[Your objective] Scan the data below for the string "React". Show every line where it turns up.

[Records to use]
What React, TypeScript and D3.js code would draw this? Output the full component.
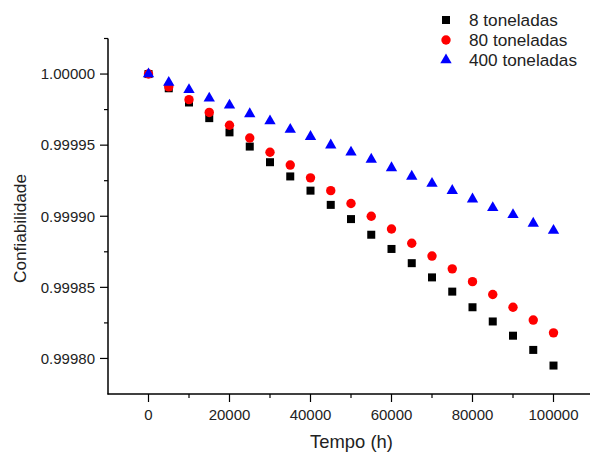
import React from "react";
import * as d3 from "d3";

const tempo = [0, 5000, 10000, 15000, 20000, 25000, 30000, 35000, 40000, 45000, 50000, 55000, 60000, 65000, 70000, 75000, 80000, 85000, 90000, 95000, 100000];
const ton8 = [1.0, 0.99999, 0.99998, 0.999969, 0.999959, 0.999949, 0.999938, 0.999928, 0.999918, 0.999908, 0.999898, 0.999887, 0.999877, 0.999867, 0.999857, 0.999847, 0.999836, 0.999826, 0.999816, 0.999806, 0.999795];
const ton80 = [1.0, 0.999991, 0.999982, 0.999973, 0.999964, 0.999955, 0.999945, 0.999936, 0.999927, 0.999918, 0.999909, 0.9999, 0.999891, 0.999881, 0.999872, 0.999863, 0.999854, 0.999845, 0.999836, 0.999827, 0.999818];
const ton400 = [1.0, 0.999994, 0.999989, 0.999983, 0.999978, 0.999972, 0.999967, 0.999961, 0.999956, 0.99995, 0.999945, 0.99994, 0.999934, 0.999928, 0.999923, 0.999918, 0.999912, 0.999906, 0.999901, 0.999895, 0.99989];
const seriesNames = ["8 toneladas", "80 toneladas", "400 toneladas"];
const xTicks = [0, 20000, 40000, 60000, 80000, 100000];
const yTicks = [0.9998, 0.99985, 0.9999, 0.99995, 1.0];

const W = 590, H = 454;
const FONT = "'Liberation Sans', Arial, sans-serif";

export default function App() {
  const x = d3.scaleLinear().domain([-10000, 110000]).range([108, 594]);
  const y = d3.scaleLinear().domain([0.999775, 1.000025]).range([394, 38.5]);
  const xMinor = d3.range(-10000, 110001, 10000).filter((v) => !xTicks.includes(v) && v > -10000);
  const yMinor = d3.range(0, 11).map((i) => 0.999775 + i * 0.000025).filter((v) => !yTicks.some((t) => Math.abs(t - v) < 1e-9) && v > 0.999776 && v < 1.000024);
  const tri = d3.symbol().type(d3.symbolTriangle).size(56)() as string;
  const series = [
    { name: seriesNames[0], vals: ton8, color: "#000000", shape: "square" },
    { name: seriesNames[1], vals: ton80, color: "#ff0000", shape: "circle" },
    { name: seriesNames[2], vals: ton400, color: "#0000ff", shape: "triangle" },
  ];
  const marker = (shape: string, color: string, cx: number, cy: number, key: any) => {
    if (shape === "square") return <rect key={key} x={cx - 4} y={cy - 4} width={8} height={8} fill={color} />;
    if (shape === "circle") return <circle key={key} cx={cx} cy={cy} r={4.7} fill={color} />;
    return <path key={key} d={tri} transform={`translate(${cx},${cy})`} fill={color} />;
  };
  return (
    <svg width={W} height={H} style={{ position: "absolute", left: 0, top: 0 }} fontFamily={FONT}>
      <rect width={W} height={H} fill="#fff" />
      {/* axes */}
      <line x1={108} x2={108} y1={y.range()[1]} y2={394.5} stroke="#000" strokeWidth={1.5} />
      <line x1={107.5} x2={W} y1={394} y2={394} stroke="#000" strokeWidth={1.5} />
      {yTicks.map((t) => (
        <g key={t}>
          <line x1={100} x2={108} y1={y(t)} y2={y(t)} stroke="#000" strokeWidth={1.2} />
          <text x={95} y={y(t)} dy="0.35em" textAnchor="end" fontSize={15} fill="#222">{t.toFixed(5)}</text>
        </g>
      ))}
      {[y.domain()[1], ...yMinor].map((t) => (
        <line key={"ym" + t} x1={104} x2={108} y1={y(t)} y2={y(t)} stroke="#000" strokeWidth={1.2} />
      ))}
      {xTicks.map((t) => (
        <g key={t}>
          <line x1={x(t)} x2={x(t)} y1={394} y2={402} stroke="#000" strokeWidth={1.2} />
          <text x={x(t)} y={420} textAnchor="middle" fontSize={15} fill="#222">{t}</text>
        </g>
      ))}
      {xMinor.map((t) => (
        <line key={"xm" + t} x1={x(t)} x2={x(t)} y1={394} y2={398} stroke="#000" strokeWidth={1.2} />
      ))}
      <text x={351.5} y={448} textAnchor="middle" fontSize={18.4} fill="#222">Tempo (h)</text>
      <text transform="translate(25.5,228.5) rotate(-90)" textAnchor="middle" fontSize={17.2} fill="#222">Confiabilidade</text>
      {/* data */}
      {series.map((s) => (
        <g key={s.name}>
          {s.vals.map((v, i) => marker(s.shape, s.color, x(tempo[i]), y(v), i))}
        </g>
      ))}
      {/* legend */}
      {series.map((s, i) => (
        <g key={"lg" + s.name}>
          {marker(s.shape, s.color, 446, 20 + i * 20, "m")}
          <text x={469} y={20 + i * 20} dy="0.35em" fontSize={17.2} fill="#222">{s.name}</text>
        </g>
      ))}
    </svg>
  );
}
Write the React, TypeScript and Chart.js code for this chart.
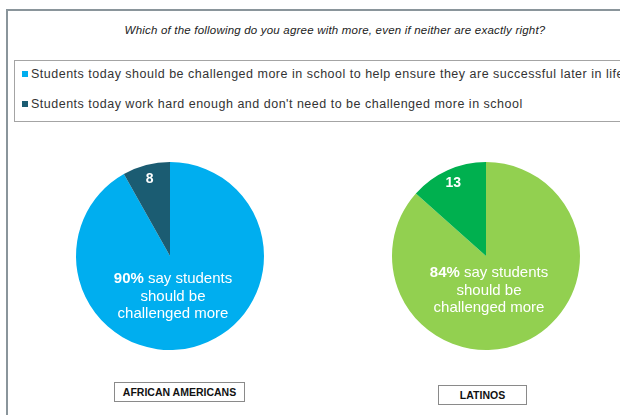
import React, { useEffect, useRef } from "react";
import { Chart, registerables } from "chart.js";

Chart.register(...registerables);

const title = "Which of the following do you agree with more, even if neither are exactly right?";
const seriesLabels = [
  "Students today should be challenged more in school to help ensure they are successful later in life",
  "Students today work hard enough and don't need to be challenged more in school",
];
const groups = ["AFRICAN AMERICANS", "LATINOS"];
const challengedMore = [90, 84];
const workHardEnough = [8, 13];
const lightColors = ["#00AEEF", "#92D050"];
const darkColors = ["#1B5C72", "#00B04F"];

const FONT = "'Liberation Sans', Arial, Helvetica, sans-serif";

// layout (pixels on the page)
const pieLayout = [
  { cx: 170, cy: 256, r: 94, textDy: 23, box: { left: 114, top: 382, width: 131, height: 20 } },
  { cx: 486, cy: 256, r: 94, textDy: 17, box: { left: 438, top: 385, width: 89, height: 20 } },
];
const CANVAS = 230;

function PieChart({ idx }: { idx: number }) {
  const ref = useRef<HTMLCanvasElement | null>(null);
  useEffect(() => {
    if (!ref.current) return;
    const lay = pieLayout[idx];
    const labelPlugin = {
      id: "pieLabels",
      afterDatasetsDraw(chart: any) {
        const ctx = chart.ctx;
        const meta = chart.getDatasetMeta(0);
        const arc = meta.data[1];
        const p = arc.getProps(["x", "y", "startAngle", "endAngle", "outerRadius"], true);
        const mid = (p.startAngle + p.endAngle) / 2;
        const rr = p.outerRadius * 0.85;
        ctx.save();
        ctx.fillStyle = "#ffffff";
        ctx.textAlign = "center";
        ctx.textBaseline = "middle";
        ctx.font = `bold 14px ${FONT}`;
        ctx.fillText(String(workHardEnough[idx]), p.x + Math.cos(mid) * rr, p.y + Math.sin(mid) * rr);

        // main label
        const pct = `${challengedMore[idx]}%`;
        const rest = " say students";
        ctx.font = `bold 15px ${FONT}`;
        const w1 = ctx.measureText(pct).width;
        ctx.font = `15px ${FONT}`;
        const w2 = ctx.measureText(rest).width;
        const cx = p.x + 3;
        const y0 = p.y + lay.textDy;
        ctx.textAlign = "left";
        ctx.font = `bold 15px ${FONT}`;
        ctx.fillText(pct, cx - (w1 + w2) / 2, y0);
        ctx.font = `15px ${FONT}`;
        ctx.fillText(rest, cx - (w1 + w2) / 2 + w1, y0);
        ctx.textAlign = "center";
        ctx.fillText("should be", cx, y0 + 18);
        ctx.fillText("challenged more", cx, y0 + 35);
        ctx.restore();
      },
    };
    const chart = new Chart(ref.current, {
      type: "pie",
      data: {
        labels: seriesLabels,
        datasets: [
          {
            data: [challengedMore[idx], workHardEnough[idx]],
            backgroundColor: [lightColors[idx], darkColors[idx]],
            borderWidth: 0,
          },
        ],
      },
      options: {
        responsive: false,
        maintainAspectRatio: false,
        animation: false,
        radius: lay.r,
        layout: { padding: 0 },
        plugins: { legend: { display: false }, tooltip: { enabled: false } },
      } as any,
      plugins: [labelPlugin],
    });
    return () => chart.destroy();
  }, [idx]);
  const lay = pieLayout[idx];
  return (
    <canvas
      ref={ref}
      width={CANVAS}
      height={CANVAS}
      style={{
        position: "absolute",
        left: lay.cx - CANVAS / 2,
        top: lay.cy - CANVAS / 2,
        width: CANVAS,
        height: CANVAS,
      }}
    />
  );
}

export default function App() {
  return (
    <div
      style={{
        position: "fixed",
        left: 0,
        top: 0,
        width: 620,
        height: 415,
        overflow: "hidden",
        background: "#ffffff",
        fontFamily: FONT,
      }}
    >
      <div
        style={{
          position: "absolute",
          left: 6,
          top: 9,
          width: 700,
          height: 500,
          border: "2px solid #8a959b",
        }}
      />
      <div
        style={{
          position: "absolute",
          left: 100,
          width: 470,
          top: 23,
          textAlign: "center",
          fontSize: 11.5,
          letterSpacing: 0.2,
          fontStyle: "italic",
          color: "#222",
          whiteSpace: "nowrap",
          lineHeight: "14px",
        }}
      >
        {title}
      </div>
      <div
        style={{
          position: "absolute",
          left: 14,
          top: 60,
          width: 700,
          height: 60,
          border: "1.5px solid #a4a4a4",
        }}
      />
      {seriesLabels.map((s, i) => (
        <div key={i}>
          <div
            style={{
              position: "absolute",
              left: 22,
              top: 71 + i * 30,
              width: 6,
              height: 6,
              background: i === 0 ? lightColors[0] : darkColors[0],
            }}
          />
          <div
            style={{
              position: "absolute",
              left: 31,
              top: 66 + i * 30,
              fontSize: 12.5,
              letterSpacing: 0.5,
              lineHeight: "16px",
              color: "#333",
              whiteSpace: "nowrap",
            }}
          >
            {s}
          </div>
        </div>
      ))}
      {groups.map((g, i) => (
        <React.Fragment key={g}>
          <PieChart idx={i} />
          <div
            style={{
              position: "absolute",
              left: pieLayout[i].box.left,
              top: pieLayout[i].box.top,
              width: pieLayout[i].box.width,
              height: pieLayout[i].box.height,
              boxSizing: "border-box",
              border: "1.5px solid #8a8a8a",
              display: "flex",
              alignItems: "center",
              justifyContent: "center",
              fontSize: 10.5,
              fontWeight: "bold",
              color: "#111",
              whiteSpace: "nowrap",
            }}
          >
            {g}
          </div>
        </React.Fragment>
      ))}
    </div>
  );
}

[Task solution]
What React, TypeScript and D3.js code would draw this? Output the full component.
import React from "react";
Write the React, TypeScript and Chart.js code for this chart.
import React, { useEffect, useRef } from "react";
        <React.Fragment key={g}>
        </React.Fragment>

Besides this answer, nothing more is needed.